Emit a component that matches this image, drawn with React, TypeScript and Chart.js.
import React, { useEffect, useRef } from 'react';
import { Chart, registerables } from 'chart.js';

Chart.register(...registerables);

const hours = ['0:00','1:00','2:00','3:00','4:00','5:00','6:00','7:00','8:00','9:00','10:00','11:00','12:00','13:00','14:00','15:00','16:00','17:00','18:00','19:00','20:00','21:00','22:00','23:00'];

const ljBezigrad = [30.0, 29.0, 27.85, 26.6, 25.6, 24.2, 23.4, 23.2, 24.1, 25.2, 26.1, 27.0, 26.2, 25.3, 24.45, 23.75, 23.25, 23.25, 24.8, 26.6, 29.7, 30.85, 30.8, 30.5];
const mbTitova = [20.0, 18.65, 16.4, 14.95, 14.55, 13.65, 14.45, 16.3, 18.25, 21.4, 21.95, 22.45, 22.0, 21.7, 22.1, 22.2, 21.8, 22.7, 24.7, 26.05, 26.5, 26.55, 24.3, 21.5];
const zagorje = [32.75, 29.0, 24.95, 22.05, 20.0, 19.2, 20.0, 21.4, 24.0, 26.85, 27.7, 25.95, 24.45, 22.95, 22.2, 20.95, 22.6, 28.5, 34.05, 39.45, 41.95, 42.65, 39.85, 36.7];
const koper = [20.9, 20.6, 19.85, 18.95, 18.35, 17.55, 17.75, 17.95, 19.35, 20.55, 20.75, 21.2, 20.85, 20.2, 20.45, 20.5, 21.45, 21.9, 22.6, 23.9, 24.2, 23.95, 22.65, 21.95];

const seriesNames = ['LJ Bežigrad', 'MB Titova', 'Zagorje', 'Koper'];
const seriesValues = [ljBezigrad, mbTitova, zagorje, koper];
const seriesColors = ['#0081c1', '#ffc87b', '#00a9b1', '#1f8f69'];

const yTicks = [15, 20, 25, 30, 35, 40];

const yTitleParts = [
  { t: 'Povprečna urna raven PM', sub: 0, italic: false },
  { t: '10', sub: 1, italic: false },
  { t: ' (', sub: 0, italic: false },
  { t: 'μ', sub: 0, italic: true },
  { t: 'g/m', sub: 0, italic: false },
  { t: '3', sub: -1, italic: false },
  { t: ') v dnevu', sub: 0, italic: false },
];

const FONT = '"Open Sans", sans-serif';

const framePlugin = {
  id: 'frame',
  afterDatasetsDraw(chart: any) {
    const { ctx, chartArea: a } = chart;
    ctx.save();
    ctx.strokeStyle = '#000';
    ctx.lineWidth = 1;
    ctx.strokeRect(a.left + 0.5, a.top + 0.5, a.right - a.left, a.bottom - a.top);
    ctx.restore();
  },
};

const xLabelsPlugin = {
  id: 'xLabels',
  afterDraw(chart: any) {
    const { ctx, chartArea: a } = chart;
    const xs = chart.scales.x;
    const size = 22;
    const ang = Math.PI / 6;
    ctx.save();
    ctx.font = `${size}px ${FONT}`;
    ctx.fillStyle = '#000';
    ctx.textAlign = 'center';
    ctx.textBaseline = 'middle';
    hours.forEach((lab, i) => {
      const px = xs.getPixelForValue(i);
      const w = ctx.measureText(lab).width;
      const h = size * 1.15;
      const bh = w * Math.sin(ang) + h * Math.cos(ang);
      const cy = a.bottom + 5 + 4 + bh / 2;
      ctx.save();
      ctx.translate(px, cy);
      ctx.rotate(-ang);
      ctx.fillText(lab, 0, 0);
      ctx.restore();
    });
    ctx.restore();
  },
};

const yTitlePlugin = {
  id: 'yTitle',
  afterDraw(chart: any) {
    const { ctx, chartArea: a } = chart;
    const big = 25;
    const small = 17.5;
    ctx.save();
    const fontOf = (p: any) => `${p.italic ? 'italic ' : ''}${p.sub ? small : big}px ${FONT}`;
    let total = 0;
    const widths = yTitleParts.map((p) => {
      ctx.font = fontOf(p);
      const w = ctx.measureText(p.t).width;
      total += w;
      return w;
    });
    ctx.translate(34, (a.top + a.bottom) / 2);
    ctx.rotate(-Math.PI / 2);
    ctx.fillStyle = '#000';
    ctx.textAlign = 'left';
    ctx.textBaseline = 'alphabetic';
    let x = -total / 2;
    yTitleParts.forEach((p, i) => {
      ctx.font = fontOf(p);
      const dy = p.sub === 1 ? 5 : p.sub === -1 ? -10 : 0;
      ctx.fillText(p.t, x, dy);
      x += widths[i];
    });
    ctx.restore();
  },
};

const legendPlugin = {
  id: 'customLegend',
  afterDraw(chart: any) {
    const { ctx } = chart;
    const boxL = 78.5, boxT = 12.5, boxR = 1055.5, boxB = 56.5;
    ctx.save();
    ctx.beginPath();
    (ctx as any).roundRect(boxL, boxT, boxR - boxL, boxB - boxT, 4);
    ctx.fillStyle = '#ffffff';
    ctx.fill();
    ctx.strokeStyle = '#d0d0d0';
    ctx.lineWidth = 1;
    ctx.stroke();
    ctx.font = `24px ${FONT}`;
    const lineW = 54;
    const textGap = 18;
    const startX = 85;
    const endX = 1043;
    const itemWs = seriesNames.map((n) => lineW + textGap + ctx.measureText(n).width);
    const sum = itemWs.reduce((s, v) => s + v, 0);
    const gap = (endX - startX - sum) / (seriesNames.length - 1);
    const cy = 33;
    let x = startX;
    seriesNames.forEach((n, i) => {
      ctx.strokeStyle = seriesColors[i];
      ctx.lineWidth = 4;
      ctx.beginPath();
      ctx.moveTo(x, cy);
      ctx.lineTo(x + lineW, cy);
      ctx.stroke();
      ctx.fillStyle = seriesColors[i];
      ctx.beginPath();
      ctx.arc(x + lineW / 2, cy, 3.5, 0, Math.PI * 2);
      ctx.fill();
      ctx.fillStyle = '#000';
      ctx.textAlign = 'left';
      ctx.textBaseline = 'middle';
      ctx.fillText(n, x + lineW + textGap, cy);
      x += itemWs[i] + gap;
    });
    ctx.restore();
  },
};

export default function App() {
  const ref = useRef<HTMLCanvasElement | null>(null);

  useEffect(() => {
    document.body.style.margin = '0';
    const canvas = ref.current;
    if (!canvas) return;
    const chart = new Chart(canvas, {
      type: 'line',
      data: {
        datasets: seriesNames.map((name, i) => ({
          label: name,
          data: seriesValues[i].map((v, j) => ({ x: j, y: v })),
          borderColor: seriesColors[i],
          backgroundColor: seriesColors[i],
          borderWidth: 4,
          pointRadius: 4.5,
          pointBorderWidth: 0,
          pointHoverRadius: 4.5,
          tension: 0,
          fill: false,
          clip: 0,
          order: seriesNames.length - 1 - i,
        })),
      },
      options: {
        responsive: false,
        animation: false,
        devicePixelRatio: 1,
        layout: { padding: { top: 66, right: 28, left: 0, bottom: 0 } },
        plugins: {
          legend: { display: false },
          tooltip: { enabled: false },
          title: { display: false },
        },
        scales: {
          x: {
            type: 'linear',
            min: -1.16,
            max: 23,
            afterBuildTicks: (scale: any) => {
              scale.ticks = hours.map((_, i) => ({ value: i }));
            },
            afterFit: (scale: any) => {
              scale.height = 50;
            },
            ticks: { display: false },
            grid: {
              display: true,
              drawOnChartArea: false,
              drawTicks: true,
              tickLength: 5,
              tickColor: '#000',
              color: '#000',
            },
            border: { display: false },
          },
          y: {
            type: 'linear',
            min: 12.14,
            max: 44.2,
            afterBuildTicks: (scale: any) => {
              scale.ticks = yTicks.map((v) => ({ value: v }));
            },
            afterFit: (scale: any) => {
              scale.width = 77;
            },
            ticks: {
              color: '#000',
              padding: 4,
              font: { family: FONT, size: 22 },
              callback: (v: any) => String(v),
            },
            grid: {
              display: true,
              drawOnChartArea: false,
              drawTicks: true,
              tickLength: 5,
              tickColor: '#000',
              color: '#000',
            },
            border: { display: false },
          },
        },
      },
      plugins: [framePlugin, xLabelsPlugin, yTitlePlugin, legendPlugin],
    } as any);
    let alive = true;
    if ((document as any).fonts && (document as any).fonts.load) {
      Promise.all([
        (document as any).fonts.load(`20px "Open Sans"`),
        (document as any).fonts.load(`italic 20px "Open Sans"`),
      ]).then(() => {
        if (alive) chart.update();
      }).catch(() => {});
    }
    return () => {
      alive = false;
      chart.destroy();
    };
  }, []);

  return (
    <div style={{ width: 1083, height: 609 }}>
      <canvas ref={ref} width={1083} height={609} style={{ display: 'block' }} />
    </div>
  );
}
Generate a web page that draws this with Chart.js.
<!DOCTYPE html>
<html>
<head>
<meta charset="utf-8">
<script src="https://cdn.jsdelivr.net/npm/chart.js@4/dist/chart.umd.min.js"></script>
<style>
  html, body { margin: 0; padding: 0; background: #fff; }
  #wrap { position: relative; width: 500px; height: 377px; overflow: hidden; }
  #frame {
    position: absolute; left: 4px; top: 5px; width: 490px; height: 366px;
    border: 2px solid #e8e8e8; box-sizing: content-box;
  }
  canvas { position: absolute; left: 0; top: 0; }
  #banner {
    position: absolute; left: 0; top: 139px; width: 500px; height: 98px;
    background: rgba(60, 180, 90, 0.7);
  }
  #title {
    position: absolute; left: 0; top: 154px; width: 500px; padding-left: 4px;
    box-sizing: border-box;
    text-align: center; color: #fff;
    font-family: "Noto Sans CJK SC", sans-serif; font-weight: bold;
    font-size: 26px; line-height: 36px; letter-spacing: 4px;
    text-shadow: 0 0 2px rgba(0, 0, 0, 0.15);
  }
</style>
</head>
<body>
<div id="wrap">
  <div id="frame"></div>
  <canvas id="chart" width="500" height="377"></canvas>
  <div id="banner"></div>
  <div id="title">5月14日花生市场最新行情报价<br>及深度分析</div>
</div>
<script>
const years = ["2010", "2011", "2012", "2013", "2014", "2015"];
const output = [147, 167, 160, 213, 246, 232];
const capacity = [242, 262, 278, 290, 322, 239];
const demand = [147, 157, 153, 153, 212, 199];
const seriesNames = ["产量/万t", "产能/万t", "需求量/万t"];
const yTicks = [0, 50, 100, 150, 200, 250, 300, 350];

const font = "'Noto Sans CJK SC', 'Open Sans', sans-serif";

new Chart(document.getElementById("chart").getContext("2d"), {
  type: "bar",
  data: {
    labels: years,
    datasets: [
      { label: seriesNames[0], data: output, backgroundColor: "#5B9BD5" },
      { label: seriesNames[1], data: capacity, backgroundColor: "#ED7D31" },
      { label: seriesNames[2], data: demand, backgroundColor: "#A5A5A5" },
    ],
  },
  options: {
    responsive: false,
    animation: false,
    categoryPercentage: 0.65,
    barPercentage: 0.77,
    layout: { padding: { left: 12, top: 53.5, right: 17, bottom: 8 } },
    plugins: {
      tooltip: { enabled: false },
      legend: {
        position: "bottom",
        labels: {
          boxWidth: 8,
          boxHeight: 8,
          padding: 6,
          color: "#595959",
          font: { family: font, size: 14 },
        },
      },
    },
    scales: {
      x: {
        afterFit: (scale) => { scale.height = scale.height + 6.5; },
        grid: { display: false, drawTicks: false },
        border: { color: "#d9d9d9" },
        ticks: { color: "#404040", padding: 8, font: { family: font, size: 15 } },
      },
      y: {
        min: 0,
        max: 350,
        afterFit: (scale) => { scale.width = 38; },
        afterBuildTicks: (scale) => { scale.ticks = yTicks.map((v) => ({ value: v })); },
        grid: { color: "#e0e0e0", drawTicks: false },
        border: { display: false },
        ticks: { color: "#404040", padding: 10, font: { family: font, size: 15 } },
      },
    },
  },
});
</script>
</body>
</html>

## [Problem to work on]
From the first line of the data above to the line holding "const yTicks = [15, 20, 25, 30, 35, 40];", reproduce each line exactly; emit no other lines.

## [Answer to the problem]
Emit a component that matches this image, drawn with React, TypeScript and Chart.js.
import React, { useEffect, useRef } from 'react';
import { Chart, registerables } from 'chart.js';

Chart.register(...registerables);

const hours = ['0:00','1:00','2:00','3:00','4:00','5:00','6:00','7:00','8:00','9:00','10:00','11:00','12:00','13:00','14:00','15:00','16:00','17:00','18:00','19:00','20:00','21:00','22:00','23:00'];

const ljBezigrad = [30.0, 29.0, 27.85, 26.6, 25.6, 24.2, 23.4, 23.2, 24.1, 25.2, 26.1, 27.0, 26.2, 25.3, 24.45, 23.75, 23.25, 23.25, 24.8, 26.6, 29.7, 30.85, 30.8, 30.5];
const mbTitova = [20.0, 18.65, 16.4, 14.95, 14.55, 13.65, 14.45, 16.3, 18.25, 21.4, 21.95, 22.45, 22.0, 21.7, 22.1, 22.2, 21.8, 22.7, 24.7, 26.05, 26.5, 26.55, 24.3, 21.5];
const zagorje = [32.75, 29.0, 24.95, 22.05, 20.0, 19.2, 20.0, 21.4, 24.0, 26.85, 27.7, 25.95, 24.45, 22.95, 22.2, 20.95, 22.6, 28.5, 34.05, 39.45, 41.95, 42.65, 39.85, 36.7];
const koper = [20.9, 20.6, 19.85, 18.95, 18.35, 17.55, 17.75, 17.95, 19.35, 20.55, 20.75, 21.2, 20.85, 20.2, 20.45, 20.5, 21.45, 21.9, 22.6, 23.9, 24.2, 23.95, 22.65, 21.95];

const seriesNames = ['LJ Bežigrad', 'MB Titova', 'Zagorje', 'Koper'];
const seriesValues = [ljBezigrad, mbTitova, zagorje, koper];
const seriesColors = ['#0081c1', '#ffc87b', '#00a9b1', '#1f8f69'];

const yTicks = [15, 20, 25, 30, 35, 40];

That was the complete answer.